In the novel, the scene breaks down like this: Eddie, in a last-ditch effort to save his friends, makes a play using his placebo inhaler and the "power of belief" (a theme used in both the book and Chapter 2) to blast a spider-form Pennywise with "battery acid." But in the process, Pennywise is able to get its mouth around Eddie's arm and, similar to Georgie's final moments, bite it clean off. As Eddie succumbs to blood loss, Richie is the last person he speaks to, stroking Richie's face and, pointedly, attempting some sort of confession. "You know, I…I…" Is as far as he gets before dying. Richie, later, kisses Eddie's corpse on the cheek and flies into a rage. Bev asks him why, to which he responds "I don't know." But the prose implies otherwise with the line, "but he knew well enough."

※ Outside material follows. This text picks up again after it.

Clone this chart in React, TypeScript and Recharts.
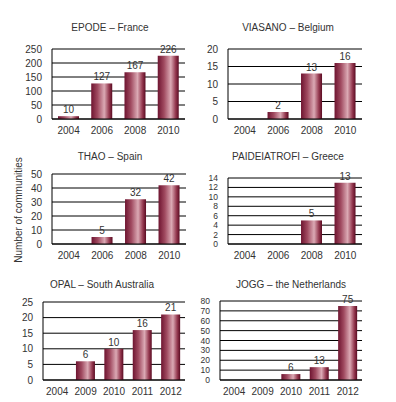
import React from 'react';
import { BarChart, Bar, XAxis, YAxis, CartesianGrid, LabelList } from 'recharts';

const yearsA = ['2004', '2006', '2008', '2010'];
const yearsB = ['2004', '2009', '2010', '2011', '2012'];

const epodeValues = [10, 127, 167, 226];
const viasanoValues = [null, 2, 13, 16];
const thaoValues = [null, 5, 32, 42];
const paideiatrofiValues = [null, null, 5, 13];
const opalValues = [null, 6, 10, 16, 21];
const joggValues = [null, null, 6, 13, 75];

const epodeTicks = [0, 50, 100, 150, 200, 250];
const viasanoTicks = [0, 5, 10, 15, 20];
const thaoTicks = [0, 10, 20, 30, 40, 50];
const paideiatrofiTicks = [0, 2, 4, 6, 8, 10, 12, 14];
const opalTicks = [0, 5, 10, 15, 20, 25];
const joggTicks = [0, 10, 20, 30, 40, 50, 60, 70, 80];

const FONT = '"Liberation Sans", Arial, sans-serif';
const TEXT = '#333';

type PanelProps = {
  id: string;
  title: string;
  cats: string[];
  values: (number | null)[];
  ticks: number[];
  plotLeft: number;
  plotRight: number;
  plotTop: number;
  plotBottom: number;
  titleX: number;
  titleY: number;
  gap: string;
  yFont?: number;
};

const ValueLabel = (props: any) => {
  const { x, y, width, value } = props;
  if (value === null || value === undefined || value === 0) return null;
  return (
    <text x={x + width / 2} y={y - 3} textAnchor="middle" fontSize={10} fill={TEXT} fontFamily={FONT}>
      {value}
    </text>
  );
};

const Panel = (p: PanelProps) => {
  const axisW = 40;
  const padTop = 16;
  const padRight = 6;
  const xAxisH = 20;
  const left = p.plotLeft - axisW;
  const top = p.plotTop - padTop;
  const width = p.plotRight + padRight - left;
  const height = p.plotBottom + xAxisH - top;
  const data = p.cats.map((c, i) => ({ year: c, value: p.values[i] }));
  const max = p.ticks[p.ticks.length - 1];
  const yFont = p.yFont ?? 10;
  return (
    <>
      <div
        style={{
          position: 'absolute',
          left: p.titleX - 100,
          width: 200,
          top: p.titleY - 7,
          textAlign: 'center',
          fontFamily: FONT,
          fontSize: 10,
          color: TEXT,
          lineHeight: '14px',
        }}
      >
        {p.title}
      </div>
      <div style={{ position: 'absolute', left, top }}>
        <BarChart
          width={width}
          height={height}
          data={data}
          margin={{ top: padTop, right: padRight, left: 0, bottom: 0 }}
          barCategoryGap={p.gap}
        >
          <defs>
            <linearGradient id={`grad-${p.id}`} x1="0" y1="0" x2="1" y2="0">
              <stop offset="0%" stopColor="#6e1430" />
              <stop offset="30%" stopColor="#a04a60" />
              <stop offset="62%" stopColor="#dba9b4" />
              <stop offset="85%" stopColor="#94384f" />
              <stop offset="100%" stopColor="#5a0b22" />
            </linearGradient>
          </defs>
          <CartesianGrid horizontal vertical={false} stroke="#000" strokeWidth={1} />
          <XAxis
            dataKey="year"
            height={xAxisH}
            axisLine={{ stroke: '#000' }}
            tickLine={false}
            tick={{ fontSize: 10, fill: TEXT, fontFamily: FONT }}
            tickMargin={2}
            interval={0}
          />
          <YAxis
            width={axisW}
            domain={[0, max]}
            ticks={p.ticks}
            interval={0}
            axisLine={{ stroke: '#000' }}
            tickLine={false}
            tick={{ fontSize: yFont, fill: TEXT, fontFamily: FONT }}
            tickMargin={4}
          />
          <Bar dataKey="value" fill={`url(#grad-${p.id})`} isAnimationActive={false}>
            <LabelList dataKey="value" content={ValueLabel} />
          </Bar>
        </BarChart>
      </div>
    </>
  );
};

export default function App() {
  return (
    <div
      style={{
        position: 'relative',
        width: 396,
        height: 402,
        marginLeft: -8,
        marginTop: -8,
        background: '#fff',
        overflow: 'hidden',
      }}
    >
      <Panel id="p1" title="EPODE – France" cats={yearsA} values={epodeValues} ticks={epodeTicks}
        plotLeft={52} plotRight={185} plotTop={49} plotBottom={119} titleX={110} titleY={28} gap="18%" />
      <Panel id="p2" title="VIASANO – Belgium" cats={yearsA} values={viasanoValues} ticks={viasanoTicks}
        plotLeft={228} plotRight={362} plotTop={49} plotBottom={119} titleX={288} titleY={28} gap="18%" />
      <Panel id="p3" title="THAO – Spain" cats={yearsA} values={thaoValues} ticks={thaoTicks}
        plotLeft={52} plotRight={186} plotTop={174} plotBottom={244} titleX={110} titleY={157} gap="18%" />
      <Panel id="p4" title="PAIDEIATROFI – Greece" cats={yearsA} values={paideiatrofiValues} ticks={paideiatrofiTicks}
        plotLeft={228} plotRight={362} plotTop={178} plotBottom={244} titleX={288} titleY={157} gap="18%" yFont={8.5} />
      <Panel id="p5" title="OPAL – South Australia" cats={yearsB} values={opalValues} ticks={opalTicks}
        plotLeft={43} plotRight={185} plotTop={302} plotBottom={380} titleX={102} titleY={285} gap="16%" />
      <Panel id="p6" title="JOGG – the Netherlands" cats={yearsB} values={joggValues} ticks={joggTicks}
        plotLeft={220} plotRight={362} plotTop={301} plotBottom={380} titleX={291} titleY={285} gap="16%" yFont={8.5} />
      <div
        style={{
          position: 'absolute',
          left: 18,
          top: 210,
          transform: 'translate(-50%, -50%) rotate(-90deg)',
          whiteSpace: 'nowrap',
          fontFamily: FONT,
          fontSize: 10,
          color: TEXT,
        }}
      >
        Number of communities
      </div>
    </div>
  );
}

The miniseries incarnation of the scene is less emotionally fraught--there's no kiss, no arm severing, and only a brief moment for the Losers to grieve. But, after the fight is done, each character gets a little epilogue--some borrowed from the book, others, like Richie's, invented for the show. He leaves Derry and becomes an actor with a co-star who "any of the [Losers] would have told you, looks and acts a lot like Eddie Kapsbrak."
Then, of course, in Chapter 2, the only incarnation of the story where Richie's feelings are very literally spelled out on screen--well, if you thought Eddie's death could be any more tragic, Bill Hader's broken-hearted sobbing surrounded by his surviving friends definitely does the trick.
So what does this mean?
The problem, unfortunately, is in the wake of Chapter 2's spotlight on Richie's sexuality. While the movie does the work of elevating the subtext to text, it never actually commits to putting the spotlight on that part of Richie's story. He's never allowed to come out to his friends and his final moments are just as heartbreaking as his grieving in the quarry--a reminder of his lost love, with no clear indication of what he plans to do next or where he plans to go. Stacked up next to the remaining Losers, Bev and Ben who now live happily on a boat, Bill who's back to work at home, Mike who's finally escaping Derry, Richie is the only character still caught in the tragedy of his experience, re-craving the E next to his R on the kissing bridge.
It's fantastic, and more than welcome, that It Chapter 2 decided to explicitly make Richie queer--but, considering it's taken three decades of constant hedging and passive coding to get here, it could--and probably should--have been a much more centralized theme of the new film, rather than a half-heartedly emphasized side plot.